Stored data:
---------------
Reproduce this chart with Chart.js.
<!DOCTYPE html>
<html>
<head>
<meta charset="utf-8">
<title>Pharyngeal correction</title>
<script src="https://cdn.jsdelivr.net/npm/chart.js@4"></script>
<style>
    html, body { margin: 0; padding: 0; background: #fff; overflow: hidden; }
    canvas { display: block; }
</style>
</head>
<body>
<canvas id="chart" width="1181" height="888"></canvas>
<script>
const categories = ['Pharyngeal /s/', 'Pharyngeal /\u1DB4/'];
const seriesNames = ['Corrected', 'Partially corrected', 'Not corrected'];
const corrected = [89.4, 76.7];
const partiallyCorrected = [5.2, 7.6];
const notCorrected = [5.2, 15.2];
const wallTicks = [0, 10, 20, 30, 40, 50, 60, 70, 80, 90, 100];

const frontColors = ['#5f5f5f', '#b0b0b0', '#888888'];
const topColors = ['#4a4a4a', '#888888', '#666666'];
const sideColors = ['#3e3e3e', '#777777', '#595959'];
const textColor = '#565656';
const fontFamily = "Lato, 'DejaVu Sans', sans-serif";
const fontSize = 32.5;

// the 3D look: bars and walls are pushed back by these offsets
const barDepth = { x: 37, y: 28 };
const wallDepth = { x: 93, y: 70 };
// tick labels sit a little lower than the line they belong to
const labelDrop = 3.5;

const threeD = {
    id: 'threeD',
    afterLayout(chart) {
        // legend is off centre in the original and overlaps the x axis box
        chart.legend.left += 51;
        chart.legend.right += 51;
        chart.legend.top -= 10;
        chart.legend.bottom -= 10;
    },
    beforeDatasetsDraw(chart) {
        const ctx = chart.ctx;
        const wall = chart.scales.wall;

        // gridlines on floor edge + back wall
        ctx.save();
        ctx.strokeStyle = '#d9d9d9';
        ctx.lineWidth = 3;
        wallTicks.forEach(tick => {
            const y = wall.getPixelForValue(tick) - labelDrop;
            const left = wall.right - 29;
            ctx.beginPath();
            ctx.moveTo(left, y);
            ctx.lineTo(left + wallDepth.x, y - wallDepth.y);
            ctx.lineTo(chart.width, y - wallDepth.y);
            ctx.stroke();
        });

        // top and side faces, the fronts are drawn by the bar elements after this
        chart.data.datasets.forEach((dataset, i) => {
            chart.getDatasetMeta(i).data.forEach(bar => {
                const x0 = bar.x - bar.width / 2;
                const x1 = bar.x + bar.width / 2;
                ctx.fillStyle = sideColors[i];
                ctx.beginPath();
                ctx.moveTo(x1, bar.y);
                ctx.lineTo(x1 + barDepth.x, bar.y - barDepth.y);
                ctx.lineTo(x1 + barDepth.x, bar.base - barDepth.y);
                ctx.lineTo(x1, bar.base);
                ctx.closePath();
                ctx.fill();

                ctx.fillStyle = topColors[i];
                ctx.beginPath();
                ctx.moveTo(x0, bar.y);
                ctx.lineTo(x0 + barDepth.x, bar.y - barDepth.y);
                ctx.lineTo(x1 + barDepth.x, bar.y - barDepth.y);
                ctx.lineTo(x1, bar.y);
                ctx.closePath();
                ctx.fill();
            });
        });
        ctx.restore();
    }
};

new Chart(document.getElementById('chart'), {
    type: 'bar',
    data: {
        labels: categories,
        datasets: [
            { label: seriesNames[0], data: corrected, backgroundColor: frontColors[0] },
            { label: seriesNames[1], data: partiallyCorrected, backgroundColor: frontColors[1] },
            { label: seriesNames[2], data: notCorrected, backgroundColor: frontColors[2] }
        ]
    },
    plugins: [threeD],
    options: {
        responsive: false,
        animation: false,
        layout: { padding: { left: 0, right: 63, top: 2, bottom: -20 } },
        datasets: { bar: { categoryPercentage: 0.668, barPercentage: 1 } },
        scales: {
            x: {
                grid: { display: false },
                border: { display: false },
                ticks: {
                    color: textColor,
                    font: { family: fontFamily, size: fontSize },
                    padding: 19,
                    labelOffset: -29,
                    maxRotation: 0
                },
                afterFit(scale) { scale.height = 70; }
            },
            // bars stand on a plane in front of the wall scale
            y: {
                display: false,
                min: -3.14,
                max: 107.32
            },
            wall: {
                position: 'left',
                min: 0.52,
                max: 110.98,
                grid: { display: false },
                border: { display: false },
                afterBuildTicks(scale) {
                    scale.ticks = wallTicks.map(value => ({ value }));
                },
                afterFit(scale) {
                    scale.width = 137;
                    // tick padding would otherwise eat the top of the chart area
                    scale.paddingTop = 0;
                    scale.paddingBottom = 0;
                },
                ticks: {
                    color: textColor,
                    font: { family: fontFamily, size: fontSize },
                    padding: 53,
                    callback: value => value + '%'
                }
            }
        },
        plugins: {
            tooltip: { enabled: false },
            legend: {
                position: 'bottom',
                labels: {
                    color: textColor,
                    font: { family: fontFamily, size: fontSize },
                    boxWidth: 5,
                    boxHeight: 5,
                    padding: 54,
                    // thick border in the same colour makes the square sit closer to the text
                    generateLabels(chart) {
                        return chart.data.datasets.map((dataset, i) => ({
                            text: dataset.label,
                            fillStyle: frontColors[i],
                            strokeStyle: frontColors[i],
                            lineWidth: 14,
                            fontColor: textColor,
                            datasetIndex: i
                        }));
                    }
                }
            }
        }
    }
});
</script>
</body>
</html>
---------------
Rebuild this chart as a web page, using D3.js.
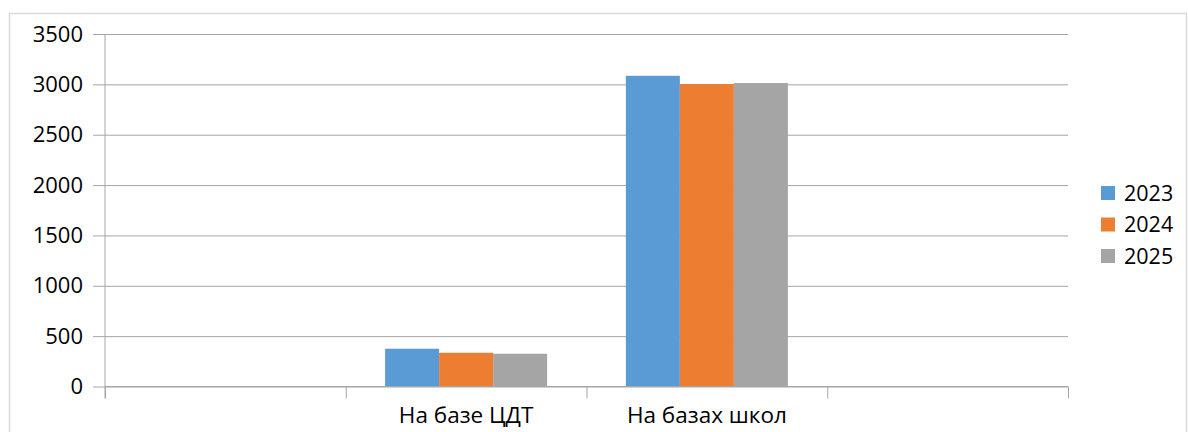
---------------
Written request: Check the records above line by line and tally those holding the string "this". Answer with the number only.

The reply: 3